Haaretz brings words of an extraordinary development in the annals of official Israeli government hasbara efforts. Apparently not content with the efforts of official diplomats who work for him and are supposed to do his bidding, Avigdor Lieberman intends to create a covert hasbara effort, a privatized foreign ministry apparatus which it will pay for but which will avoid showing official government “fingerprints.” I call it “covert ops hasbara.”
This is one of those crackerjack ideas that emanates periodically from the minds of Yvet and his trusty capo di tuti Danny Ayalon: Israeli doesn’t have enough trouble as it is with its terrible policies and thankless job of defending them without creating a surreptitious propaganda effort to further undermine what little it can do on its own behalf? Here are the details:
The Foreign Ministry is planning to use front groups to transmit hasbara…in order to influence senior politicians, opinion shapers and journalists in Europe, ministry sources said. Tthe goal is to create a public diplomacy track parallel to the one used by the Foreign Ministry, whose message does not bear the “fingerprints” of the Israeli government, the source said.
Last Thursday dozens of Israeli embassies in Europe received an urgent telegram from Jerusalem, entitled, “Mapping of European personalities with influence.” The document asked all embassies and consulates to submit a list of people who are considered to be influential in their countries. The diplomats were surprised at the request for the individuals’ telephone numbers, mailing addresses and e-mail addresses.
“Please fill in the list of the names of the most influential people in the following fields,” the document read. “State leaders – president and/or prime minister and staff, parliament speaker, 10-15 prominent members of parliament, up to five heads of important nongovernment organizations, and up to 10 key journalists.”
…The telegram did not include an explanation for request. Initially, some ambassadors were concerned that the foreign minister’s bureau and the director general intended to “bypass” the embassies and forge direct contacts with important figures in the various countries.
“There was a sense that [the ministry] was trying to go over our heads,” said one ambassador stationed in a European capital. Other envoys were fearful that Jerusalem planned to enlist the services of private European lobbying firms that would shoulder some of the public relations responsibilities normally reserved for the embassies.
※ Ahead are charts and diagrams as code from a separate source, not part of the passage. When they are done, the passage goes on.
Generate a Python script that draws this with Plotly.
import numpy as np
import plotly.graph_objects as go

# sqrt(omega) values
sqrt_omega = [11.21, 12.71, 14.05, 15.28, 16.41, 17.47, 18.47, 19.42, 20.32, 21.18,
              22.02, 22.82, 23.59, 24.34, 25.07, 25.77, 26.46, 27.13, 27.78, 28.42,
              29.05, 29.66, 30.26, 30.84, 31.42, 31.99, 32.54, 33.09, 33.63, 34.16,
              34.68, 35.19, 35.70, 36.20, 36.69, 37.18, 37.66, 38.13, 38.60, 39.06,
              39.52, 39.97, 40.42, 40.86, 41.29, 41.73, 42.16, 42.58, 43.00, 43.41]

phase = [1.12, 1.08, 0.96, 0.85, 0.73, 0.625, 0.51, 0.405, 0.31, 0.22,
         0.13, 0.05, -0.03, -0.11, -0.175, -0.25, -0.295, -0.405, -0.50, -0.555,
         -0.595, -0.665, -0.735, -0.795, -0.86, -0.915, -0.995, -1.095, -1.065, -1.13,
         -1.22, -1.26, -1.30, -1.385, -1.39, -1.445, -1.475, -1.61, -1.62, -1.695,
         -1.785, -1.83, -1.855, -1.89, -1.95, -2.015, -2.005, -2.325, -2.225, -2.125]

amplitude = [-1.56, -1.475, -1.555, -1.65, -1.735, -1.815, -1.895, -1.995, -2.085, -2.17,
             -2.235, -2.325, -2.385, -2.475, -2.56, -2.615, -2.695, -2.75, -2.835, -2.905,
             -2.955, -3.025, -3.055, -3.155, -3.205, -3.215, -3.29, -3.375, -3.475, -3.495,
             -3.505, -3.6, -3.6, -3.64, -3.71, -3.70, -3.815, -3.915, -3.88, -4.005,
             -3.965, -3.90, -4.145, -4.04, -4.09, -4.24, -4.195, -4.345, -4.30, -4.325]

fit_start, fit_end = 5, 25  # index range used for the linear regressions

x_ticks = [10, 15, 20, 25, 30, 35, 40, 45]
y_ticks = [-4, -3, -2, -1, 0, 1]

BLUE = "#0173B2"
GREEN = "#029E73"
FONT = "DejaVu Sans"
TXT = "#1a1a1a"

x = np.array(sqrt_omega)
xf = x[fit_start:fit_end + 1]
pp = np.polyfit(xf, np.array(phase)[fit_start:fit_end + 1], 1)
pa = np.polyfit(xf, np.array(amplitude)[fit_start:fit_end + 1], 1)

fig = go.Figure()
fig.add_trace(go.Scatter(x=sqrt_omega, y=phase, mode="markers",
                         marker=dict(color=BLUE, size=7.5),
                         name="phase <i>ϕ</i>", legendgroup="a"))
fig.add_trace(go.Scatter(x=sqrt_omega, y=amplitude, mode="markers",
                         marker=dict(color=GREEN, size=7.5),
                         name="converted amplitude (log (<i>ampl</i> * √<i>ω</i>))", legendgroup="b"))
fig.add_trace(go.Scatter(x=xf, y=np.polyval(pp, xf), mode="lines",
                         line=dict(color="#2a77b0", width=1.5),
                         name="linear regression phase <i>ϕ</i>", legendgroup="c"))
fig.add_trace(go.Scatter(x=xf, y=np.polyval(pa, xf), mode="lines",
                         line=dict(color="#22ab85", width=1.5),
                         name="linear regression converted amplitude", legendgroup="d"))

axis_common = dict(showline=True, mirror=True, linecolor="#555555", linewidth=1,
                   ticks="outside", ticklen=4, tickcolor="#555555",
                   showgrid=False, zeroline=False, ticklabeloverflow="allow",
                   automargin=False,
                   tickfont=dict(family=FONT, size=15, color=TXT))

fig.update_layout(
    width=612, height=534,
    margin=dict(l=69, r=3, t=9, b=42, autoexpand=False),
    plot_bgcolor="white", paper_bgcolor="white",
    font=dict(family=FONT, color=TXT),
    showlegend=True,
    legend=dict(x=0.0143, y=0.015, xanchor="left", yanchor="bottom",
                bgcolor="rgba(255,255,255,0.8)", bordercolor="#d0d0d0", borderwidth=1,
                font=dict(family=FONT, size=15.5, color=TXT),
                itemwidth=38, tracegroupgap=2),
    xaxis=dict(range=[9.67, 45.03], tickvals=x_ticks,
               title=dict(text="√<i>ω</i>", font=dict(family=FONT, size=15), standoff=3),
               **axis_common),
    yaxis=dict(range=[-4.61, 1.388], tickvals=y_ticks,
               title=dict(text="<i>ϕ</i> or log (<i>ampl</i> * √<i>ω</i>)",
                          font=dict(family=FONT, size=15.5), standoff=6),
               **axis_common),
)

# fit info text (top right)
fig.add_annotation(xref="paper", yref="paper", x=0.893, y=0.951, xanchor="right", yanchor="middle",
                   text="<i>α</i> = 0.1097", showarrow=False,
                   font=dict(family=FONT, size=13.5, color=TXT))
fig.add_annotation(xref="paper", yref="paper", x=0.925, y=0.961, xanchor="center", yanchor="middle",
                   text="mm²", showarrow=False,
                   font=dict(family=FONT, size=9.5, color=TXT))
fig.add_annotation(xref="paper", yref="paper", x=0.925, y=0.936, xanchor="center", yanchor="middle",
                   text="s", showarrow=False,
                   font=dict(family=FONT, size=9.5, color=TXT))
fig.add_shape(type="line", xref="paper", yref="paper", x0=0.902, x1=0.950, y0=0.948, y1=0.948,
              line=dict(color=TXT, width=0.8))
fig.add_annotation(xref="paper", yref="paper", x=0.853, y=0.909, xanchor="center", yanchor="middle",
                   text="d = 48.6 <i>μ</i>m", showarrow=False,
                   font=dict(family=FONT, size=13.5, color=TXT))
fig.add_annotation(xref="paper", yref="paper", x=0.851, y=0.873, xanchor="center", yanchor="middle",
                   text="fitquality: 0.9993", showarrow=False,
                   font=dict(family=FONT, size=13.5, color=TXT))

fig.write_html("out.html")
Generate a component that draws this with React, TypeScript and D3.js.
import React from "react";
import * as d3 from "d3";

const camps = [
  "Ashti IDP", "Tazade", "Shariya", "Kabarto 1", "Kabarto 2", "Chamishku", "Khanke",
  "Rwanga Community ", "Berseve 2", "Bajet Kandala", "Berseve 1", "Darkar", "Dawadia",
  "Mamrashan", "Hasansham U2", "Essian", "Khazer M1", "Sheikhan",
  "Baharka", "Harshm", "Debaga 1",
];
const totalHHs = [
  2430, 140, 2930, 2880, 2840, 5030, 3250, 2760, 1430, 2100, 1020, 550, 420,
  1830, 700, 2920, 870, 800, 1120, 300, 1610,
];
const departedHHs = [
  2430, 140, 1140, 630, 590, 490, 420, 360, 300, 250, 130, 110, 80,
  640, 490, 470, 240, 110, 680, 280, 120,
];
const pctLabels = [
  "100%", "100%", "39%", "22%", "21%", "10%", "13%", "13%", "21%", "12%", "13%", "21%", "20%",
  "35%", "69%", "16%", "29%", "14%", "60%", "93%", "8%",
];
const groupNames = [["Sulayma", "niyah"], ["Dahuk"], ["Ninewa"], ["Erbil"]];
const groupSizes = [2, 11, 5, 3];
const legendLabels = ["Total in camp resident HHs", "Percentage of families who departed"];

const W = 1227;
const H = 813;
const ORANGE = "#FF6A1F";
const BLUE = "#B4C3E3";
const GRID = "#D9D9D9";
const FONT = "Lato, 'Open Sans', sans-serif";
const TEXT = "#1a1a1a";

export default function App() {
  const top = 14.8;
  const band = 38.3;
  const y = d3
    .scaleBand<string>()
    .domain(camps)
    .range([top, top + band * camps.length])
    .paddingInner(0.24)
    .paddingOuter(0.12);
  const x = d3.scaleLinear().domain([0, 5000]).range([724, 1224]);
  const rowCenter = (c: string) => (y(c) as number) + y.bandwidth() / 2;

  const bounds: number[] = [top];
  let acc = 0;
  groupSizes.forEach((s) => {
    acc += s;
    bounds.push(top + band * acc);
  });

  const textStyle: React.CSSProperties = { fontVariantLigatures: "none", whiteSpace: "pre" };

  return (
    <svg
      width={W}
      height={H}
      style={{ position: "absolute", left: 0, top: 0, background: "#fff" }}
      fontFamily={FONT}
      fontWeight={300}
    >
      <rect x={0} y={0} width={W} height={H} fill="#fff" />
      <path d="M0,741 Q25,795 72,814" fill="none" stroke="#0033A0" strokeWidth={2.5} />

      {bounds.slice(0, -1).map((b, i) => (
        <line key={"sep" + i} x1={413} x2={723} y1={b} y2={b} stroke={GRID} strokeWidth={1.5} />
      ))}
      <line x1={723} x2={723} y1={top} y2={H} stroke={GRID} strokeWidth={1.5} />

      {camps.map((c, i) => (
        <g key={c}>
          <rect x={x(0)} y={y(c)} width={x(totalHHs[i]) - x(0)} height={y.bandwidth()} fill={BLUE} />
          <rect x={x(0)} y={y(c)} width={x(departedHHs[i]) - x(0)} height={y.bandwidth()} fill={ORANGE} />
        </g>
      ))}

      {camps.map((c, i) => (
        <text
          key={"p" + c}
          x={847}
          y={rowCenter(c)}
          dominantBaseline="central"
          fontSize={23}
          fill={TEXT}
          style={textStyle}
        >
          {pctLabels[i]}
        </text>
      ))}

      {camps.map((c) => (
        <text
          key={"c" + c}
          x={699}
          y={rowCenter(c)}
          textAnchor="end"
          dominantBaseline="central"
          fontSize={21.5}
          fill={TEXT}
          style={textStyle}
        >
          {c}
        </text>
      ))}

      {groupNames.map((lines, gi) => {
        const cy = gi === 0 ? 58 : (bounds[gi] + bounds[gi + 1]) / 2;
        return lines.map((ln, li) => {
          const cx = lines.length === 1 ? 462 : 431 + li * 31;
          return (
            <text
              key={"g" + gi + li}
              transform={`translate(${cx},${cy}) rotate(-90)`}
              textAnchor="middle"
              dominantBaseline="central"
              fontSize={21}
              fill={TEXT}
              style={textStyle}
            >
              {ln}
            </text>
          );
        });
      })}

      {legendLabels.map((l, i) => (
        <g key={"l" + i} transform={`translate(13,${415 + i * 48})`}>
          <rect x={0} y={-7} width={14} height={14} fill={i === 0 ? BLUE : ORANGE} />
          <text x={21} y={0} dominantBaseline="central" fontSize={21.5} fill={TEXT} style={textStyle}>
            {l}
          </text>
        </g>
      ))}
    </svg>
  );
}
“For a while now there has been a feeling that [Foreign Minister Avigdor] Lieberman is dissatisfied with the diplomats, and there was speculation that he wants to privatize Israel’s hasbara [public relations efforts],” said one ambassador. Haaretz has learned…the ministry’s intent is to create a semi-official PR organ whose work will be directed by Jerusalem, but will be represented by front groups so that their messages do not bear the imprimatur of the government.
“When an Israeli ambassador speaks of Palestinian incitement or weapons smuggling from Syria to Hezbollah – the Europeans immediately cast doubt on it,” said a senior Israeli diplomat. “But if those same messages are delivered by someone who supposedly has no official ties to Israel, it is likely to be more effective.”
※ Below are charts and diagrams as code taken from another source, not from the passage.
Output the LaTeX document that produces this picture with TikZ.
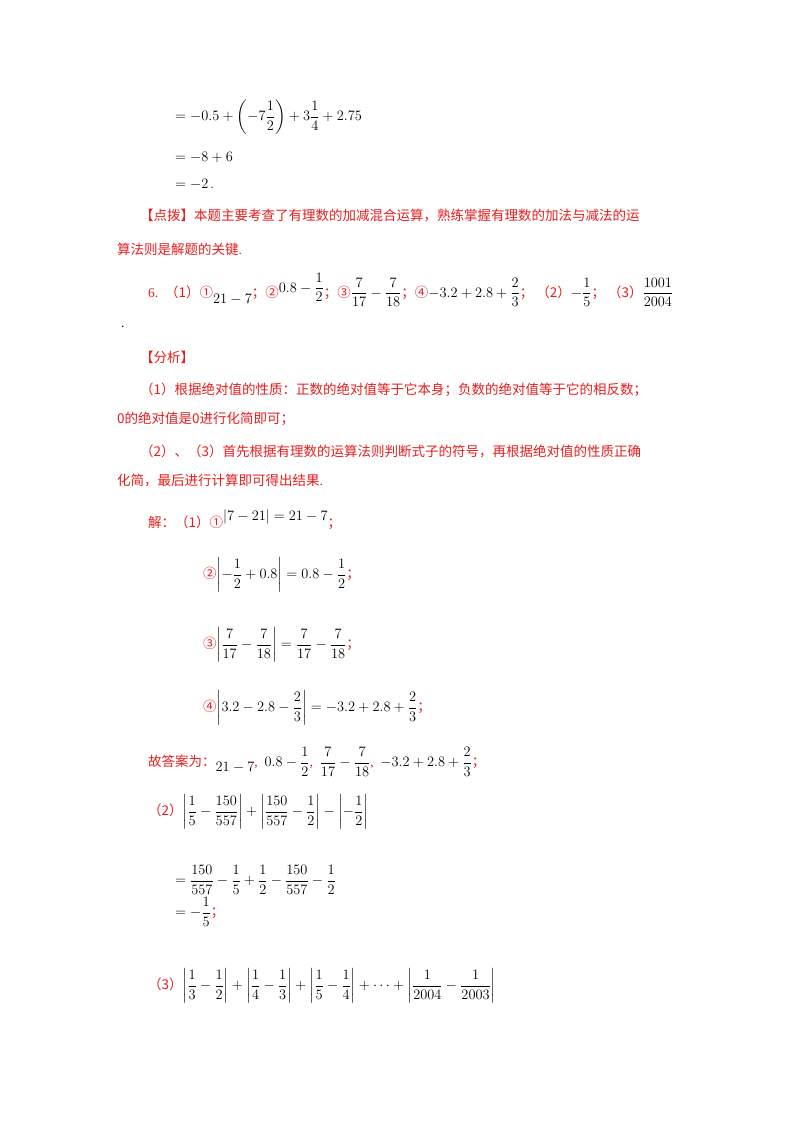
\documentclass[tikz,border=0pt]{standalone}
\usepackage{amsmath}
\usepackage{fontspec}
\setmainfont{Liberation Serif}
\newfontfamily\cjk{Noto Sans CJK SC}
\definecolor{rd}{RGB}{230,30,30}
\newcommand{\zh}[1]{{\cjk #1}}
\begin{document}
\begin{tikzpicture}[x=1pt,y=-1pt,
  t/.style={anchor=west,inner sep=0pt,font=\fontsize{13.5}{16}\selectfont},
  r/.style={t,text=rd}]
\useasboundingbox[fill=white] (0,0) rectangle (800,1132);
\node[t] (l1) at (175,117) {$=-0.5+\left(-7\dfrac12\right)+3\dfrac14+2.75$};
\node[t] (l2) at (175,157) {$=-8+6$};
\node[t] (l3) at (175,184) {$=-2$\textcolor{rd}{\,.}};
\node[r] (d1) at (140,216) {\zh{【点拨】本题主要考查了有理数的加减混合运算，熟练掌握有理数的加法与减法的运}};
\node[r] (d2) at (117,249) {\zh{算法则是解题的关键}.};
\node[t] (q6) at (148,290) {\textcolor{rd}{6.\ \ \zh{（1）①}}\raisebox{-6pt}{$21-7$}\textcolor{rd}{\zh{；②}}\raisebox{5pt}{$0.8-\dfrac12$}\textcolor{rd}{\zh{；③}}$\dfrac{7}{17}-\dfrac{7}{18}$\textcolor{rd}{\zh{；④}}$-3.2+2.8+\dfrac23$\textcolor{rd}{\zh{；\ （2）}}$-\dfrac15$\textcolor{rd}{\zh{；\ （3）}}$\dfrac{1001}{2004}$};
\node[t] (dot) at (121,327) {.};
\node[r] (f0) at (140,357) {\zh{【分析】}};
\node[r] (f1) at (140,390) {\zh{（1）根据绝对值的性质：正数的绝对值等于它本身；负数的绝对值等于它的相反数；}};
\node[r] (f2) at (117,419) {\zh{0的绝对值是0进行化简即可；}};
\node[r] (f3) at (140,451) {\zh{（2）、（3）首先根据有理数的运算法则判断式子的符号，再根据绝对值的性质正确}};
\node[r] (f4) at (117,481) {\zh{化简，最后进行计算即可得出结果}.};
\node[t] (s1) at (148,520) {\textcolor{rd}{\zh{解：（1）①}}\raisebox{7pt}{$|7-21|=21-7$}\textcolor{rd}{\zh{；}}};
\node[t] (s2) at (203,575) {\textcolor{rd}{\zh{②}}$\left|-\dfrac12+0.8\right|=0.8-\dfrac12$\textcolor{rd}{\zh{；}}};
\node[t] (s3) at (203,645) {\textcolor{rd}{\zh{③}}$\left|\dfrac{7}{17}-\dfrac{7}{18}\right|=\dfrac{7}{17}-\dfrac{7}{18}$\textcolor{rd}{\zh{；}}};
\node[t] (s4) at (203,708) {\textcolor{rd}{\zh{④}}$\left|3.2-2.8-\dfrac23\right|=-3.2+2.8+\dfrac23$\textcolor{rd}{\zh{；}}};
\node[t] (ans) at (148,762) {\textcolor{rd}{\zh{故答案为：}}\raisebox{-5pt}{$21-7$}\textcolor{rd}{,}\ \ $0.8-\dfrac12$\textcolor{rd}{,}\ \ $\dfrac{7}{17}-\dfrac{7}{18}$\textcolor{rd}{,}\ \ $-3.2+2.8+\dfrac23$\textcolor{rd}{\zh{；}}};
\node[t] (p2) at (148,812) {\textcolor{rd}{\zh{（2）}}$\left|\dfrac15-\dfrac{150}{557}\right|+\left|\dfrac{150}{557}-\dfrac12\right|-\left|-\dfrac12\right|$};
\node[t] (p2a) at (175,880) {$=\dfrac{150}{557}-\dfrac15+\dfrac12-\dfrac{150}{557}-\dfrac12$};
\node[t] (p2b) at (175,912) {$=-\dfrac15$\textcolor{rd}{\zh{；}}};
\node[t] (p3) at (148,986) {\textcolor{rd}{\zh{（3）}}$\left|\dfrac13-\dfrac12\right|+\left|\dfrac14-\dfrac13\right|+\left|\dfrac15-\dfrac14\right|+\cdots+\left|\dfrac1{2004}-\dfrac1{2003}\right|$};
\end{tikzpicture}
\end{document}
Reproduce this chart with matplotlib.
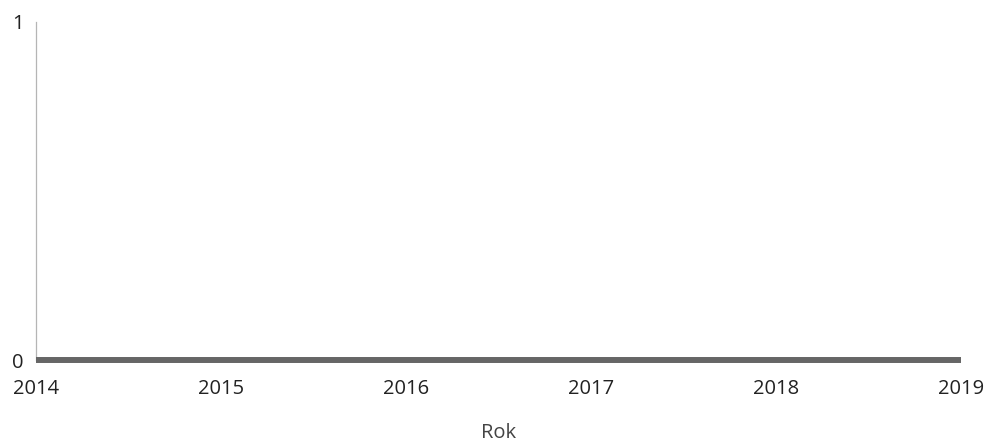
import matplotlib
matplotlib.use("Agg")
from matplotlib import pyplot as plt

# data
years = [2014, 2015, 2016, 2017, 2018, 2019]
values = [0, 0, 0, 0, 0, 0]
yTicks = [0, 1]

plt.rcParams['font.family'] = ['Open Sans', 'DejaVu Sans']

fig = plt.figure(figsize=(9.88, 4.45), dpi=100)
ax = fig.add_axes([0.0364, 0.191, 0.9363, 0.7596])

ax.plot(years, values, color="#666666", linewidth=4.3, solid_capstyle="butt", zorder=3, clip_on=False)

ax.set_xlim(2014, 2019)
ax.set_ylim(0, 1)
ax.set_xticks(years)
ax.set_yticks(yTicks)
ax.tick_params(axis="both", length=0, labelsize=14.5, colors="#222222")
ax.tick_params(axis="x", pad=14)
ax.tick_params(axis="y", pad=9)

for side in ["top", "right", "bottom"]:
	ax.spines[side].set_visible(False)
ax.spines["left"].set_color("#b5b5b5")
ax.spines["left"].set_linewidth(0.9)

ax.set_xlabel("Rok", fontsize=14.5, color="#444444", labelpad=17)

fig.savefig("out.png", dpi=100)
In addition, ministry sources say such a system will enable Israel to convey messages that it cannot issue officially for political and security reasons.
Actually, this is what this plan will really do (as opposed to what Yvet hopes it will do): it will taint anyone who speaks on behalf of Israel’s policies whether they’re on the payroll or not. It won’t matter what your pedigree, what your stature, what your professional expertise. If you back Israel you will almost automatically be suspect. And it will be a shame because some of us would like the illusion that there still may be a few honest souls out there who find something praiseworthy to say about Israeli policy and do so for no ulterior motive. That illusion will be shot to pieces.
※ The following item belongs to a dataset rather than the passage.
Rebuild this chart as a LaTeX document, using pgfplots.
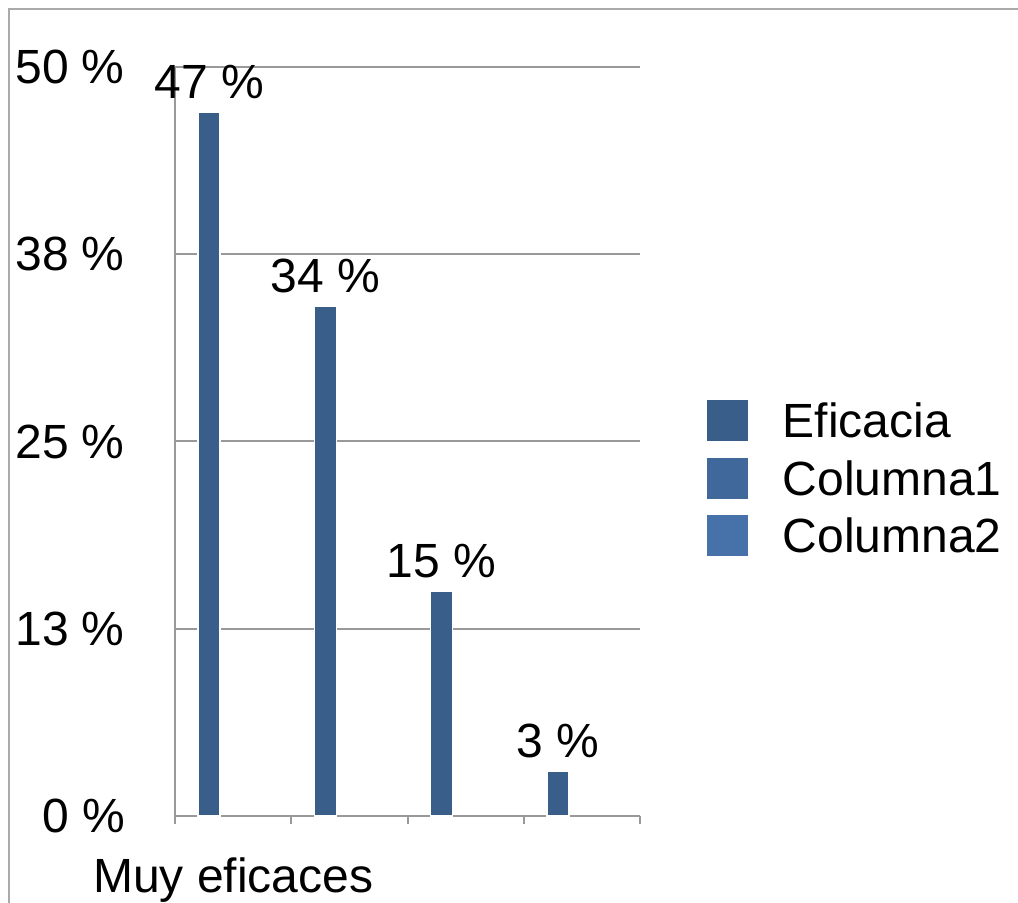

It will also reinforce the notion that Israel is so desperate for good PR that it will pay for it. And that the efforts by its government to promote itself carry with them a whiff of payola and corruption.
The Israeli reader who referred me to this article made this heartbreaking comment:
My friend said today – the army is a terrorist organization and the foreign ministry is a mafia.
Those are dark times for Israelis such as myself and for whatever Israel could have been. It is even hard to say the last sentence like this: for whatever Israel could be.
When I read the penultimate sentence above it breaks my heart both for him and for Israel: “for whatever Israel could have been.” This is the death of a dream, for many Israelis like him it is the death of a homeland. It makes me so goddamn sad.
I’m reminded of Ian Lustick’s research on emigration in which he documents the effect that ongoing conflict has on the brain drain of Israeli professionals who refuse to allow their own children to be dragged into the eternal war that they’ve known virtually all their lives. For readers like him, what can there be for him in Israel once all his illusions are shattered? Yes, he has family and friends and that is a strong bond. But what happens when you view not just your current government as hopelessly corrupt and immoral, but any possible future government as well. What is left for you?